Shadow of Destiny

2001 Konami
Designed by Junko Kawano
Reviewed 2005 July 10

Rating -3 Linearity wide, segmented
Reasonability sporadic Connectivity moderate
Difficulty easy Relevance strong
Interface 3rd 3D simple Real-time minor

You are Eike, visiting a little, old German town. Somebody stabs you in the back and you die. Fortunately, somebody up (or maybe down) there likes you and offers you the chance to go back in time and prevent your death. This is more complicated than it seems, since the killer will keep trying: it's not enough to just stop the incident, you also have to stop the underlying reason for the murder.

Your benefactor gives you a strange device which allows you to go back in time, but only to times and places (all in the town) of its choosing. The device also signals you when it wants to go to another time.
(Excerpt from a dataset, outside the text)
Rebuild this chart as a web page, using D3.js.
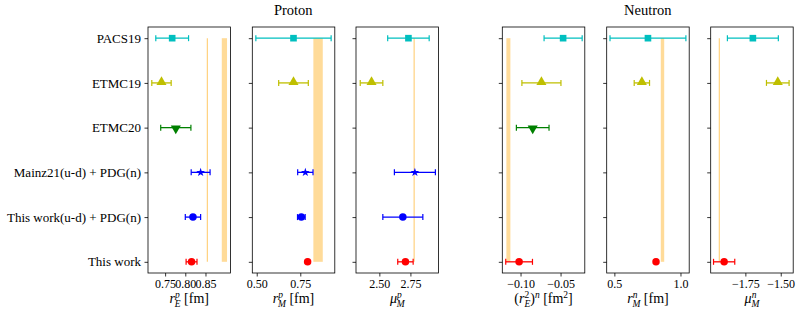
<!DOCTYPE html>
<html>
<head>
    <meta charset="utf-8">
    <style>
        body { margin: 0; background: #fff; }
        text { font-family: "Liberation Serif", "DejaVu Serif", serif; fill: #000; }
    </style>
    <script src="https://d3js.org/d3.v7.min.js"></script>
</head>
<body>
<script>
    // categories, top to bottom
    const labels = ["PACS19", "ETMC19", "ETMC20", "Mainz21(u-d) + PDG(n)", "This work(u-d) + PDG(n)", "This work"];
    const colors = ["#00bfbf", "#bfbf00", "#008000", "#0000ff", "#0000ff", "#ff0000"];
    const symbols = ["square", "triangle", "triangleDown", "star", "circle", "circle"];

    // values and errors per quantity (null = no result)
    const rEpVal = [0.7675, 0.741, 0.7765, 0.838, 0.819, 0.8155];
    const rEpErr = [0.0406, 0.024, 0.0374, 0.0234, 0.019, 0.0135];
    const rMpVal = [0.711, 0.711, null, 0.779, 0.756, 0.792];
    const rMpErr = [0.216, 0.085, null, 0.044, 0.022, 0.004];
    const muPVal = [2.734, 2.437, null, 2.786, 2.689, 2.71];
    const muPErr = [0.167, 0.091, null, 0.165, 0.161, 0.062];
    const rE2nVal = [-0.0468, -0.0739, -0.0848, null, null, -0.1018];
    const rE2nErr = [0.0238, 0.0244, 0.0204, null, null, 0.0167];
    const rMnVal = [0.754, 0.708, null, null, null, 0.815];
    const rMnErr = [0.287, 0.058, null, null, null, 0.008];
    const muNVal = [-1.697, -1.521, null, null, null, -1.900];
    const muNErr = [0.18, 0.08, null, null, null, 0.075];

    // reference values: thin lines and bands [centre, half width]
    const refLines = [0.8547, null, 2.780, null, null, -1.934];
    const refBands = [[0.8969, 0.0065], [0.852, 0.027], null, [-0.1152, 0.0025], [0.864, 0.013], null];

    const xTicks = [[0.75, 0.80, 0.85], [0.50, 0.75], [2.50, 2.75], [-0.10, -0.05], [0.5, 1.0], [-1.75, -1.50]];
    const xDomains = [[0.7076, 0.912], [0.4746, 0.948], [2.312, 2.976], [-0.1228, -0.0197], [0.442, 1.066], [-1.995, -1.412]];
    const tickFormats = [".2f", ".2f", ".2f", ".2f", ".1f", ".2f"];

    const width = 805, height = 315;
    const plotTop = 27, plotBottom = 273;
    const panelLeft = [148, 252.3, 356, 502.3, 606.7, 710.7];
    const panelW = 82.5;

    const panels = [
        { val: rEpVal, err: rEpErr, name: ["r", "E", "p", " [fm]"] },
        { val: rMpVal, err: rMpErr, name: ["r", "M", "p", " [fm]"] },
        { val: muPVal, err: muPErr, name: ["μ", "M", "p", ""] },
        { val: rE2nVal, err: rE2nErr, name: null },
        { val: rMnVal, err: rMnErr, name: ["r", "M", "n", " [fm]"] },
        { val: muNVal, err: muNErr, name: ["μ", "M", "n", ""] }
    ];

    const svg = d3.select("body").append("svg")
        .attr("width", width)
        .attr("height", height);

    // row 0 at the top
    const y = d3.scaleLinear().domain([-0.25, 5.25]).range([plotTop, plotBottom]);

    const symbolTypes = {
        square: d3.symbolSquare,
        triangle: d3.symbolTriangle,
        triangleDown: d3.symbolTriangle,
        star: d3.symbolStar,
        circle: d3.symbolCircle
    };
    const symbolSizes = { square: 44, triangle: 44, triangleDown: 44, star: 24, circle: 44 };

    panels.forEach(function (p, k) {
        const x0 = panelLeft[k];
        const x = d3.scaleLinear().domain(xDomains[k]).range([x0, x0 + panelW]);
        const g = svg.append("g");

        // reference band and line
        if (refBands[k]) {
            const b = refBands[k];
            g.append("rect")
                .attr("x", x(b[0] - b[1]))
                .attr("width", x(b[0] + b[1]) - x(b[0] - b[1]))
                .attr("y", y(0))
                .attr("height", y(5) - y(0))
                .attr("fill", "#ffa500")
                .attr("opacity", 0.4);
        }
        if (refLines[k] !== null) {
            g.append("line")
                .attr("x1", x(refLines[k])).attr("x2", x(refLines[k]))
                .attr("y1", y(0)).attr("y2", y(5))
                .attr("stroke", "#ffa500")
                .attr("stroke-opacity", 0.5)
                .attr("stroke-width", 1.2);
        }

        // error bars
        const pts = p.val.map(function (v, i) { return { v: v, e: p.err[i], i: i }; })
            .filter(function (d) { return d.v !== null; });

        const eb = g.selectAll(".eb").data(pts).enter().append("g");
        eb.append("line")
            .attr("x1", function (d) { return x(d.v - d.e); })
            .attr("x2", function (d) { return x(d.v + d.e); })
            .attr("y1", function (d) { return y(d.i); })
            .attr("y2", function (d) { return y(d.i); })
            .attr("stroke", function (d) { return colors[d.i]; })
            .attr("stroke-width", 1.3);
        [-1, 1].forEach(function (s) {
            eb.append("line")
                .attr("x1", function (d) { return x(d.v + s * d.e); })
                .attr("x2", function (d) { return x(d.v + s * d.e); })
                .attr("y1", function (d) { return y(d.i) - 3; })
                .attr("y2", function (d) { return y(d.i) + 3; })
                .attr("stroke", function (d) { return colors[d.i]; })
                .attr("stroke-width", 1.2);
        });

        // markers
        g.selectAll(".mk").data(pts).enter().append("path")
            .attr("d", function (d) {
                const s = symbols[d.i];
                return d3.symbol().type(symbolTypes[s]).size(symbolSizes[s])();
            })
            .attr("transform", function (d) {
                const rot = symbols[d.i] === "triangleDown" ? " rotate(180)" : "";
                const dy = symbols[d.i] === "triangle" ? -0.8 : (symbols[d.i] === "triangleDown" ? 0.8 : 0);
                return "translate(" + x(d.v) + "," + (y(d.i) + dy) + ")" + rot;
            })
            .attr("fill", function (d) { return colors[d.i]; });

        // frame
        g.append("rect")
            .attr("x", x0).attr("y", plotTop)
            .attr("width", panelW).attr("height", plotBottom - plotTop)
            .attr("fill", "none")
            .attr("stroke", "#000")
            .attr("stroke-width", 0.8);

        // x axis
        const xAxis = g.append("g")
            .attr("transform", "translate(0," + plotBottom + ")")
            .call(d3.axisBottom(x).tickValues(xTicks[k])
                .tickFormat(function (v) { return d3.format(tickFormats[k])(v).replace("-", "\u2212"); })
                .tickSize(3.5).tickPadding(3));
        xAxis.select(".domain").remove();
        xAxis.attr("font-family", null);
        xAxis.selectAll("line").attr("stroke-width", 0.8);
        xAxis.selectAll("text").attr("font-size", 12);

        // y axis
        const yAxis = g.append("g")
            .attr("transform", "translate(" + x0 + ",0)")
            .call(d3.axisLeft(y).tickValues(d3.range(6))
                .tickFormat(function (i) { return k === 0 ? labels[i] : ""; })
                .tickSize(3.5).tickPadding(3.5));
        yAxis.select(".domain").remove();
        yAxis.attr("font-family", null);
        yAxis.selectAll("line").attr("stroke-width", 0.8);
        yAxis.selectAll("text").attr("font-size", 13);

        // x label
        const cx = x0 + panelW / 2;
        const lab = svg.append("text")
            .attr("x", cx).attr("y", 303)
            .attr("text-anchor", "middle")
            .attr("font-size", 14);
        if (p.name) {
            lab.append("tspan").attr("font-style", "italic").text(p.name[0]);
            lab.append("tspan").attr("font-style", "italic").attr("font-size", 9.5)
                .attr("dy", -5.5).text(p.name[2]);
            lab.append("tspan").attr("font-style", "italic").attr("font-size", 9.5)
                .attr("dx", -5).attr("dy", 9).text(p.name[1]);
            lab.append("tspan").attr("dy", -3.5).text(p.name[3]);
        } else {
            lab.append("tspan").text("(");
            lab.append("tspan").attr("font-style", "italic").text("r");
            lab.append("tspan").attr("font-size", 9.5).attr("dy", -5.5).text("2");
            lab.append("tspan").attr("font-style", "italic").attr("font-size", 9.5)
                .attr("dx", -4.8).attr("dy", 9).text("E");
            lab.append("tspan").attr("dy", -3.5).text(")");
            lab.append("tspan").attr("font-style", "italic").attr("font-size", 9.5)
                .attr("dy", -5.5).text("n");
            lab.append("tspan").attr("dy", 5.5).text(" [fm");
            lab.append("tspan").attr("font-size", 9.5).attr("dy", -5.5).text("2");
            lab.append("tspan").attr("dy", 5.5).text("]");
        }
    });

    // group titles
    svg.append("text")
        .attr("x", (panelLeft[0] + panelLeft[2] + panelW) / 2).attr("y", 15)
        .attr("text-anchor", "middle").attr("font-size", 14.5).text("Proton");
    svg.append("text")
        .attr("x", (panelLeft[3] + panelLeft[5] + panelW) / 2).attr("y", 15)
        .attr("text-anchor", "middle").attr("font-size", 14.5).text("Neutron");
</script>
</body>
</html>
This saps most of the fun out of the time travel aspect, since you don't get to decide the destinations yourself.

This was originally a console game, and the platform game roots are glaring. The time travel device is powered by mysterious glowing blobs scatterred about town, apparently visible only to you. This is a silly bit of make-work, since there is no challenge to their acquisition (plentiful) or use (automatic).

There's very little challenge to the game. You simply run about and talk to everybody, and once in a while you do a little obvious something with the small inventory. Important tasks are usually loudly hinted. The only real challenge is annoying: each chapter has a time limit, so you can't explore at leisure. Even when you jump to the past, time is ticking in the present. The limits are generous once you know what to do, and even usually doable the first time if you stay focussed and don't smell the roses.

The real fun of the game comes from the multiple paths through the game. Your actions can significantly change the fates of various characters, including yourself. You can also change the overall plot a bit. While this multi-story will appeal to some, to see it all you must replay the game many times, most of which will be boring.

The interface is all 3D. As a port from a console, the game really wants to use the keyboard as a gamepad substitute, but you can do some common stuff with the mouse. The big failing -- again from the console roots -- is the horrid save system. The presentation is not impressive, but it is good and functional.

The connections between the characters are interesting, and the basic plot is fine. The challenge, however, is basically a maze, selecting different routes to get to different paths and endings. As such, this is a poor game. It fares better as a story-toy, but even there the tedium of all the replay sucks the excitement out of it. Ultimately, I felt like I was on rails, a passenger on the plot train.